Atomic Blonde (2017)
Freud allegedly said that sometimes a cigar is just a cigar and, perhaps sometimes a long single take needs no more justification than that it’s exciting and fun. In recent years there has been a mini-tradition of complicated violent scenes unfolding almost impossibly without a noticeable cut. John Woo and Alfonso Cuaron have made a habit of it. The extended seven-minute fight in Atomic Blonde, smashing its way downstairs and through room after room has the breathless excitement of a fairground ride. It may not have the emotion heft of some of our examples, but the choreography of the fights, the stuntwork and the camera weaving in and out of the action is deeply exhilarating and entirely, purely cinematic. You couldn’t do this on stage or in a book.
Snake Eyes (1998)
In the early seventies, Brian DePalma was a close friend and collaborator of Spielberg and Lucas and Scorsese. Gradually his obsession with Alfred Hitchcock and with brilliant set pieces took him over.

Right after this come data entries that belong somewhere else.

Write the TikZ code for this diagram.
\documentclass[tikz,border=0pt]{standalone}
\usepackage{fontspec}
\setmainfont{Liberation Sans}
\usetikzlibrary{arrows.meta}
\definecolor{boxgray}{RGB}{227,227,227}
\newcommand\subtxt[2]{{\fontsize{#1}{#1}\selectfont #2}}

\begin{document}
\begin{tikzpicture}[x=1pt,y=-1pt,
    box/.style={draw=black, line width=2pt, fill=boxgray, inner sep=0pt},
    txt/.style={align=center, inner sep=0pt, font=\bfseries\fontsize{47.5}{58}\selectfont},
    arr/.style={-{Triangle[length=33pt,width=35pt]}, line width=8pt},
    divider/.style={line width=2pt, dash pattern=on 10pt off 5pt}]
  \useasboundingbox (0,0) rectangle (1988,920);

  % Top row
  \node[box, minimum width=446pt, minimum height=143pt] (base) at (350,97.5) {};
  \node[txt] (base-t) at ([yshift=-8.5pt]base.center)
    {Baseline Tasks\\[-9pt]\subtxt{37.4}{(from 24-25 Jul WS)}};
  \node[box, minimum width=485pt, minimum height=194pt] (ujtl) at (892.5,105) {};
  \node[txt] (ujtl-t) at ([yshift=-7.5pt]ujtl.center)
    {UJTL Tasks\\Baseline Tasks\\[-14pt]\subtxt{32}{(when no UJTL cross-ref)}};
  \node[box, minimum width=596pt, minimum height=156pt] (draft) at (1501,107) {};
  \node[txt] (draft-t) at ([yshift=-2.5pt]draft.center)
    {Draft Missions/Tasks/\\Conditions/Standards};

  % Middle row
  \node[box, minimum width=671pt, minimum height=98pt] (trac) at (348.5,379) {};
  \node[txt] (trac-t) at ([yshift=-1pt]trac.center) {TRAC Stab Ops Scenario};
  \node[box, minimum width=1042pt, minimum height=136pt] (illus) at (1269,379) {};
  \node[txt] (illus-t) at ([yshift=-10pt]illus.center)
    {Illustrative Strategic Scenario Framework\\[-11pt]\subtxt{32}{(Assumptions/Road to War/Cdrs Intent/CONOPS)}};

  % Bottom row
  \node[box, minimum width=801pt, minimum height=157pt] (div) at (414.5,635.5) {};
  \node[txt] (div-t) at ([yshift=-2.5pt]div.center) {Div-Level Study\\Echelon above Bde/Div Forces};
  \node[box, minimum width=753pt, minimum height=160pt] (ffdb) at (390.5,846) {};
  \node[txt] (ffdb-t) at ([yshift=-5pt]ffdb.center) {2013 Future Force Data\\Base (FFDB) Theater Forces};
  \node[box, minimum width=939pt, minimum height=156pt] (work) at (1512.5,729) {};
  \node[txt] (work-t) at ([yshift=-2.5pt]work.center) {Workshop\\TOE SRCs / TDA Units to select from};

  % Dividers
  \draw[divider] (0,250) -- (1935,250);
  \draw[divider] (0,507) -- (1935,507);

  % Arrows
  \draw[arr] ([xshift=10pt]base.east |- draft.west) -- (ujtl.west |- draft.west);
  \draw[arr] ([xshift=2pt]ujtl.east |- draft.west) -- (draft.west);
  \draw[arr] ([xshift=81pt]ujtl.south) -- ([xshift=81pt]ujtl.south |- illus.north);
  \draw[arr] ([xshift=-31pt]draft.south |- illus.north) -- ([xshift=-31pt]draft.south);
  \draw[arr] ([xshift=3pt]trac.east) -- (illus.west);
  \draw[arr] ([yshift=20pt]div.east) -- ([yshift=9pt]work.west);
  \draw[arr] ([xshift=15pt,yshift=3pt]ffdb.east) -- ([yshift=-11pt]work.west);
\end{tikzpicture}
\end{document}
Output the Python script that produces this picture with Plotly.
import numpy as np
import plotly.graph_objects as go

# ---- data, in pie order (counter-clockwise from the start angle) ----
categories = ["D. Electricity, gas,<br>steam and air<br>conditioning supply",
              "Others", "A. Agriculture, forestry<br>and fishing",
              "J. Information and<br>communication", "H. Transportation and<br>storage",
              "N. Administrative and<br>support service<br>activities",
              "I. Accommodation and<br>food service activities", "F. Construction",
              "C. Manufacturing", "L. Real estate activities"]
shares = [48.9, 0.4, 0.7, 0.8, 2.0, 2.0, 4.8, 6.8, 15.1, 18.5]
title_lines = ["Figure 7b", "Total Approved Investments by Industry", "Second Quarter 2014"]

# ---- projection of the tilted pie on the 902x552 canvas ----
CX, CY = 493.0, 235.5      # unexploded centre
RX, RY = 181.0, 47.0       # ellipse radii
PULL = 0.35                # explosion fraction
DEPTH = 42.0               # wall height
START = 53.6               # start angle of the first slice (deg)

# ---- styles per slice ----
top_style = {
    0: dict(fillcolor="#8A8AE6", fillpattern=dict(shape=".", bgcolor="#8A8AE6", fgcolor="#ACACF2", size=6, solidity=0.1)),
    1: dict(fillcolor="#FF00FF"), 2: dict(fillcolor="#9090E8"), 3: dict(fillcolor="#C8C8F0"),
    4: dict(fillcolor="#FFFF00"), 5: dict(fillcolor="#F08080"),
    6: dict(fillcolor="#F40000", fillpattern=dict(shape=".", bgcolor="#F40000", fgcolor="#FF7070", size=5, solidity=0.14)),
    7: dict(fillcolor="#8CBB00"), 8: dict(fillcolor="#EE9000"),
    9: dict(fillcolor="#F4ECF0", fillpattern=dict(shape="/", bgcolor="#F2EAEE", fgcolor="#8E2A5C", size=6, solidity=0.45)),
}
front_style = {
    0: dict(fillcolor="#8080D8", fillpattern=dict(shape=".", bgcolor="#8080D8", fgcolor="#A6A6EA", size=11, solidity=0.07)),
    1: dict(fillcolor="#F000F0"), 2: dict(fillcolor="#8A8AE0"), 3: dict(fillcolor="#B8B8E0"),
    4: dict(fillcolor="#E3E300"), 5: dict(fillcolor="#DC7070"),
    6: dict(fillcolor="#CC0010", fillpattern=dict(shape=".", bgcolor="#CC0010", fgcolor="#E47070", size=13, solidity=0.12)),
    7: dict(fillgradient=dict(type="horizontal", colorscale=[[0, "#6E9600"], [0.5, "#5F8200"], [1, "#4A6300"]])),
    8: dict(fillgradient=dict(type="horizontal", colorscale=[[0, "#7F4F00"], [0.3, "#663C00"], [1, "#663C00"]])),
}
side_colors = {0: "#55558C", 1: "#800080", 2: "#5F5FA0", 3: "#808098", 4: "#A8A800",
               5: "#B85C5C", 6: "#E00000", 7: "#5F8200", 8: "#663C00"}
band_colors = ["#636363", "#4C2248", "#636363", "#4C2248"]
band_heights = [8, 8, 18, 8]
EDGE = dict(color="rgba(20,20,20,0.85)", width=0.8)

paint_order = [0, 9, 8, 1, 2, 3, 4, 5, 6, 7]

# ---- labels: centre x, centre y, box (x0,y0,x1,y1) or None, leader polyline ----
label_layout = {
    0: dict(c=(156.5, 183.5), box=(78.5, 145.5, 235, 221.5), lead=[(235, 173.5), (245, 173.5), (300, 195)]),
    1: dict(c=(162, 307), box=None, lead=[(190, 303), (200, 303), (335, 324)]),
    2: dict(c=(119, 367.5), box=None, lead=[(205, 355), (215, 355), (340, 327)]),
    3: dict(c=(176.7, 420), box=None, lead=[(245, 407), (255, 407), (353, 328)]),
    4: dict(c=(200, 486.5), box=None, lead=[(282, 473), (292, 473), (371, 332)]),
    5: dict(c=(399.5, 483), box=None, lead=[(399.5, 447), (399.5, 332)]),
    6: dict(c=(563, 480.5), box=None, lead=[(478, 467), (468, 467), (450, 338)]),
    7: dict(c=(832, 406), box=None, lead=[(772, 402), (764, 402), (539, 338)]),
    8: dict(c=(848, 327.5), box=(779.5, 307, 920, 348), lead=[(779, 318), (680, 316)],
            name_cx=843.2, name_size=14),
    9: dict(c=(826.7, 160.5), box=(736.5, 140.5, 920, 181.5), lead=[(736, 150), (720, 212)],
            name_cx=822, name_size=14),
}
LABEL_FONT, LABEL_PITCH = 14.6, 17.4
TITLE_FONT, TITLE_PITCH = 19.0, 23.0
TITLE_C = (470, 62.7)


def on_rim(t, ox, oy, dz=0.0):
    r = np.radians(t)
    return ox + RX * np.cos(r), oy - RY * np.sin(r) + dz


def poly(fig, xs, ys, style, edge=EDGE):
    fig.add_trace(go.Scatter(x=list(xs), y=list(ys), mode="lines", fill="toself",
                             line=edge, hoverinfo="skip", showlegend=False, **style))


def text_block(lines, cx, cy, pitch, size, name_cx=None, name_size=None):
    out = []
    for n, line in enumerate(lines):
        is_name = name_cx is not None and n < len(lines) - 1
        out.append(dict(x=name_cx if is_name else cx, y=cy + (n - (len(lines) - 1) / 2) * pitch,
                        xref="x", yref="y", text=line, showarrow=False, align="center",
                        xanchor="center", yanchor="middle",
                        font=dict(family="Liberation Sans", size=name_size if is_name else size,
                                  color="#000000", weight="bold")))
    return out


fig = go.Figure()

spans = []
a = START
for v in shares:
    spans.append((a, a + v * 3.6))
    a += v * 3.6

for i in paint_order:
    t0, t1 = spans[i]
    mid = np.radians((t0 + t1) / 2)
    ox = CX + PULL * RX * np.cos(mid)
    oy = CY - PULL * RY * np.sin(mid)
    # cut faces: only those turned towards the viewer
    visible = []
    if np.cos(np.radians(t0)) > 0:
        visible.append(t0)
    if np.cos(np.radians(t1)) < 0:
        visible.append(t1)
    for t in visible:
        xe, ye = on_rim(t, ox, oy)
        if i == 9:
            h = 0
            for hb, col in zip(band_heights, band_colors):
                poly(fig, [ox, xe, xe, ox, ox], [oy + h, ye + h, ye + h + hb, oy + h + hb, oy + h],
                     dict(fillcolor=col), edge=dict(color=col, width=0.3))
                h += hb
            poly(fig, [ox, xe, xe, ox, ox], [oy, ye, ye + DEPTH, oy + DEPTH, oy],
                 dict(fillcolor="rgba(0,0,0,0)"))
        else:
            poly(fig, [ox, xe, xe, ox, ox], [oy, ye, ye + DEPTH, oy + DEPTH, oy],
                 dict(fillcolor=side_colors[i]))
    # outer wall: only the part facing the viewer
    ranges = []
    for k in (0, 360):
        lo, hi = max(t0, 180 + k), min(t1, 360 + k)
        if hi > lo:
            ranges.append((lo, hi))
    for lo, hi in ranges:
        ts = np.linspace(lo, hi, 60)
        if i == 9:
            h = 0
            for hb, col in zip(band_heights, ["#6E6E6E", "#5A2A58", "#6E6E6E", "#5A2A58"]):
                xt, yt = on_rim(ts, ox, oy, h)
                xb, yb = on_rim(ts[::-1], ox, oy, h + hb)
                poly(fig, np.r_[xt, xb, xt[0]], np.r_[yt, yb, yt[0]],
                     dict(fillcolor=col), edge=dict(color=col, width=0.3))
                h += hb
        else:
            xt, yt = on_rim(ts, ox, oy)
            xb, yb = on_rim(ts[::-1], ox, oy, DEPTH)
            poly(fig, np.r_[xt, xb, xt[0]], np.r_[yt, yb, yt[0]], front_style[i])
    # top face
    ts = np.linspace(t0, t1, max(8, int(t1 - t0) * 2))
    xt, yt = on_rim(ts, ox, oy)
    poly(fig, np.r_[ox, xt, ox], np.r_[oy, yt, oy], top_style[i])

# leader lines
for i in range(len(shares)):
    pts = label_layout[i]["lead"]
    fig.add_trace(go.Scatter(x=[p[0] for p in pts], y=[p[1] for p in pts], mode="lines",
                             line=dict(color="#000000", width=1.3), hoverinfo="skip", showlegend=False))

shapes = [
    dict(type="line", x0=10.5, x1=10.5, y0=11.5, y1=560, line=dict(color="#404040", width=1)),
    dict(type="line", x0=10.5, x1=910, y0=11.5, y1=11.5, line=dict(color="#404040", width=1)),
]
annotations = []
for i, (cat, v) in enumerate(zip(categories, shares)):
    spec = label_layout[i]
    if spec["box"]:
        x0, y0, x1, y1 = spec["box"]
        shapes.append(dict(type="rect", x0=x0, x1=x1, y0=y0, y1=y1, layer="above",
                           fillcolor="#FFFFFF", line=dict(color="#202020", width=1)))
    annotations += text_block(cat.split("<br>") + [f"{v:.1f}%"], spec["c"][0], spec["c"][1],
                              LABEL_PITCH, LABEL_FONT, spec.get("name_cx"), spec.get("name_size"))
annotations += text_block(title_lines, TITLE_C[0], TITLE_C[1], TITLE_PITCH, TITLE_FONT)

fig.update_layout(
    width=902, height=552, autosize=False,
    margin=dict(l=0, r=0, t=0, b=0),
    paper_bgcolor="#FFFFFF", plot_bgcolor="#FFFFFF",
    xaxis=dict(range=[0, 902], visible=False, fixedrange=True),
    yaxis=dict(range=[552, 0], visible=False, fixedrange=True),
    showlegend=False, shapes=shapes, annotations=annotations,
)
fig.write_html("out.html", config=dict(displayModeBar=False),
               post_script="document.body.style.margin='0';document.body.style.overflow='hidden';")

Increasingly, he remembered brilliant, witty, audacious sequences and forgot the movie. In Snake Eyes, De Palma out-Scorsese Scorsese and out-Welleses Welles, with a staggering thirteen-minute opening sequence as a manic Nicholas Cage weaves in and out of a crowded boxing arena, taking bets, running up down-escalators, talking to a host of characters and finally witnessing a murder. It’s breathtaking and brilliant and extremely enjoyable but what about the rest of the movie? It feels like an afterthought. But we still have that opening and that’s what YouTube was invented for.
The Passenger (1975)
And sometimes the long take can be a sublime almost spiritual experience. Directors like Theo Angelopolous, Bela Tarr and Andrei Tarkovsky make use of long, stately one-take sequences that force us to slow down, to pay attention and to enter into another notion of time and space. Antonioni’s The Passenger is a sort of thriller in which Jack Nicholson takes on another man’s identity in a failed attempt to escape from his life. The story ends (spoiler alert) with one of the most beautiful tracking shots in movie history: Jack Nicholson lights a cigarette and lies down on the bed in his room, almost in resignation. With no sense of hurry, the camera moves round, observes the scene outside the window, life continuing, then moves through the bars, out into the world as events take their course and then around and back to the room where his body is discovered. It is both a richly evocative way of resolving a story but also an eloquent vision of life carrying on elsewhere in other places and other times. Sometimes a cinematic cut is a release of tension, a taking of breath, a reminder that we, the audience, are in a different place from the people in the film. Antonioni doesn’t release us until the final moment.